→ **WRITTEN TASK**
Do not repeat pictures. Repeat exactly the lines of the listing below from its first line through the line with "plt.rcParams['font.family'] = ['Liberation".

→ **DATA BLOCK**
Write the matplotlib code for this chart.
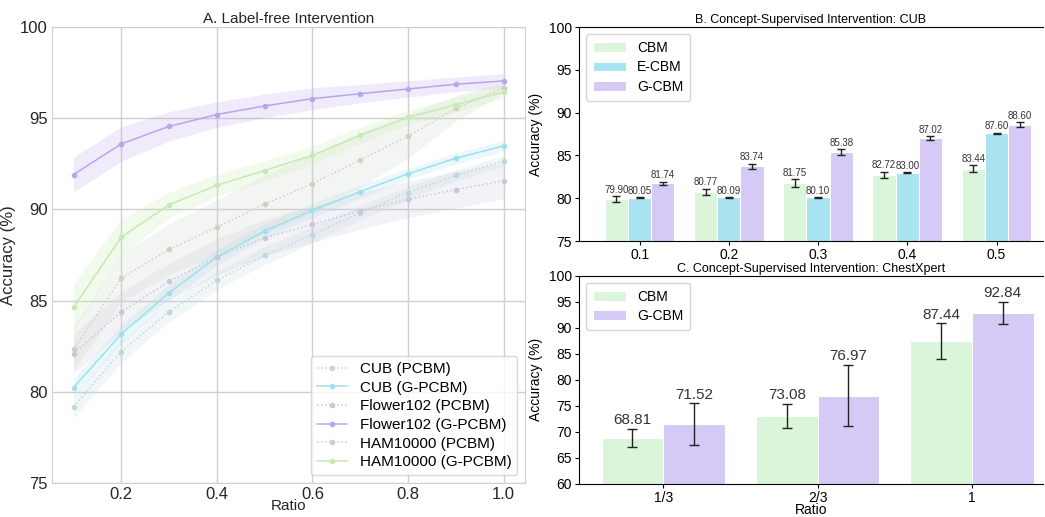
import matplotlib
matplotlib.use('Agg')
import matplotlib.pyplot as plt
import numpy as np

plt.rcParams['font.family'] = ['Liberation Sans', 'DejaVu Sans']

# ---- A. label-free intervention ----
ratios = [0.1, 0.2, 0.3, 0.4, 0.5, 0.6, 0.7, 0.8, 0.9, 1.0]
cub_pcbm = [79.17, 82.20, 84.39, 86.10, 87.47, 88.62, 89.80, 90.92, 91.86, 92.65]
cub_gpcbm = [80.23, 83.16, 85.43, 87.38, 88.81, 89.95, 90.97, 91.95, 92.80, 93.48]
flower_pcbm = [82.09, 84.39, 86.05, 87.38, 88.45, 89.17, 89.92, 90.54, 91.08, 91.57]
flower_gpcbm = [91.91, 93.59, 94.55, 95.20, 95.67, 96.07, 96.34, 96.60, 96.86, 97.04]
ham_pcbm = [82.33, 86.23, 87.80, 89.02, 90.29, 91.41, 92.71, 94.00, 95.54, 96.66]
ham_gpcbm = [84.62, 88.48, 90.25, 91.32, 92.13, 92.96, 94.06, 95.04, 95.74, 96.43]

cub_pcbm_sd = [0.6, 0.6, 0.55, 0.5, 0.5, 0.45, 0.4, 0.35, 0.3, 0.3]
cub_gpcbm_sd = [0.5, 0.5, 0.45, 0.45, 0.4, 0.4, 0.35, 0.3, 0.3, 0.3]
flower_pcbm_sd = [1.1, 1.1, 1.0, 1.0, 1.0, 1.0, 1.0, 1.0, 1.0, 1.0]
flower_gpcbm_sd = [0.95, 0.95, 0.8, 0.7, 0.65, 0.6, 0.5, 0.45, 0.4, 0.4]
ham_pcbm_sd = [1.2, 1.3, 1.4, 1.5, 1.6, 1.6, 1.5, 1.2, 0.7, 0.3]
ham_gpcbm_sd = [1.3, 1.0, 0.7, 0.6, 0.55, 0.5, 0.45, 0.4, 0.4, 0.35]

# ---- B. concept-supervised: CUB ----
cub_ratio_labels = ['0.1', '0.2', '0.3', '0.4', '0.5']
cub_cbm = [79.90, 80.77, 81.75, 82.72, 83.44]
cub_cbm_err = [0.35, 0.35, 0.45, 0.4, 0.4]
cub_ecbm = [80.05, 80.09, 80.10, 83.00, 87.60]
cub_ecbm_err = [0.05, 0.05, 0.05, 0.05, 0.05]
cub_gcbm = [81.74, 83.74, 85.38, 87.02, 88.60]
cub_gcbm_err = [0.2, 0.3, 0.35, 0.25, 0.25]

# ---- C. concept-supervised: ChestXpert ----
chest_ratio_labels = ['1/3', '2/3', '1']
chest_cbm = [68.81, 73.08, 87.44]
chest_cbm_err = [1.8, 2.3, 3.45]
chest_gcbm = [71.52, 76.97, 92.84]
chest_gcbm_err = [4.0, 5.9, 2.15]

c_cub = '#9fe0ec'
c_flower = '#b8a6ea'
c_ham = '#c6eab2'
c_cub_p = '#c0d8db'
c_flower_p = '#ccc6da'
c_ham_p = '#ccd3c6'
c_bar_cbm = '#daf5da'
c_bar_ecbm = '#a9e3ef'
c_bar_gcbm = '#d5c9f5'

fig = plt.figure(figsize=(10.45, 5.17), dpi=100)

axA = fig.add_axes([0.0498, 0.066, 0.4526, 0.8818])
series = [
    ('CUB (PCBM)', cub_pcbm, cub_pcbm_sd, c_cub_p, ':'),
    ('CUB (G-PCBM)', cub_gpcbm, cub_gpcbm_sd, c_cub, '-'),
    ('Flower102 (PCBM)', flower_pcbm, flower_pcbm_sd, c_flower_p, ':'),
    ('Flower102 (G-PCBM)', flower_gpcbm, flower_gpcbm_sd, c_flower, '-'),
    ('HAM10000 (PCBM)', ham_pcbm, ham_pcbm_sd, c_ham_p, ':'),
    ('HAM10000 (G-PCBM)', ham_gpcbm, ham_gpcbm_sd, c_ham, '-'),
]
x = np.array(ratios)
for name, vals, sd, col, ls in series:
    v = np.array(vals)
    s = np.array(sd)
    axA.fill_between(x, v - s, v + s, color=col, alpha=0.22, linewidth=0)
    axA.plot(x, v, ls, color=col, marker='o', markersize=3, linewidth=1.1, label=name)

axA.set_ylim(75, 100)
axA.set_yticks([75, 80, 85, 90, 95, 100])
axA.set_xticks([0.2, 0.4, 0.6, 0.8, 1.0])
axA.grid(True, color='#d0d0d0', linewidth=1)
axA.set_axisbelow(True)
for sp in axA.spines.values():
    sp.set_color('#d0d0d0')
axA.tick_params(length=0, labelsize=12, colors='#262626', pad=3)
axA.set_title('A. Label-free Intervention', fontsize=11, color='#262626', pad=3)
axA.set_xlabel('Ratio', fontsize=11, color='#262626', labelpad=-2)
axA.set_ylabel('Accuracy (%)', fontsize=12, color='#262626', labelpad=3)
axA.legend(loc='lower right', fontsize=11, frameon=True, facecolor='white',
           edgecolor='#d0d0d0', borderpad=0.4, labelspacing=0.3)

# panel B
axB = fig.add_axes([0.554, 0.5338, 0.444, 0.4139])
pos = np.arange(len(cub_ratio_labels))
w = 0.26
ekw = dict(ecolor='#222222', elinewidth=1, capsize=3, capthick=1)
for off, vals, err, col, name in [(-w, cub_cbm, cub_cbm_err, c_bar_cbm, 'CBM'),
                                   (0, cub_ecbm, cub_ecbm_err, c_bar_ecbm, 'E-CBM'),
                                   (w, cub_gcbm, cub_gcbm_err, c_bar_gcbm, 'G-CBM')]:
    axB.bar(pos + off, vals, w, yerr=err, color=col, edgecolor='white', linewidth=0.8,
            error_kw=ekw, label=name)
    for p, v, e in zip(pos + off, vals, err):
        axB.text(p, v + e + 0.15, '%.2f' % v, ha='center', va='bottom', fontsize=7, color='#333333')
axB.set_ylim(75, 100)
axB.set_yticks([75, 80, 85, 90, 95, 100])
axB.set_xticks(pos)
axB.set_xticklabels(cub_ratio_labels)
axB.set_xlim(-0.68, 4.52)
axB.spines['right'].set_visible(False)
axB.tick_params(labelsize=10, length=3, pad=2)
axB.set_title('B. Concept-Supervised Intervention: CUB', fontsize=9, pad=3)
axB.set_ylabel('Accuracy (%)', fontsize=10)
axB.legend(loc='upper left', fontsize=10, handlelength=2.4, borderpad=0.5, labelspacing=0.4)

# panel C
axC = fig.add_axes([0.554, 0.064, 0.444, 0.4027])
pos = np.arange(len(chest_ratio_labels))
w = 0.4
ekw = dict(ecolor='#222222', elinewidth=1, capsize=3.5, capthick=1)
for off, vals, err, col, name in [(-w / 2, chest_cbm, chest_cbm_err, c_bar_cbm, 'CBM'),
                                   (w / 2, chest_gcbm, chest_gcbm_err, c_bar_gcbm, 'G-CBM')]:
    axC.bar(pos + off, vals, w, yerr=err, color=col, edgecolor='white', linewidth=0.8,
            error_kw=ekw, label=name)
    for p, v, e in zip(pos + off, vals, err):
        axC.text(p, v + e + 0.3, '%.2f' % v, ha='center', va='bottom', fontsize=11, color='#333333')
axC.set_ylim(60, 100)
axC.set_yticks(np.arange(60, 101, 5))
axC.set_xticks(pos)
axC.set_xticklabels(chest_ratio_labels)
axC.set_xlim(-0.547, 2.46)
axC.spines['right'].set_visible(False)
axC.tick_params(labelsize=10, length=3, pad=2)
axC.set_title('C. Concept-Supervised Intervention: ChestXpert', fontsize=9, pad=3)
axC.set_ylabel('Accuracy (%)', fontsize=10)
axC.set_xlabel('Ratio', fontsize=10, labelpad=-1)
axC.legend(loc='upper left', fontsize=10, handlelength=2.4, borderpad=0.5, labelspacing=0.4)

fig.savefig('out.png', dpi=100)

→ **RESULT OF THE EXERCISE**
Write the matplotlib code for this chart.
import matplotlib
matplotlib.use('Agg')
import matplotlib.pyplot as plt
import numpy as np

plt.rcParams['font.family'] = ['Liberation Sans', 'DejaVu Sans']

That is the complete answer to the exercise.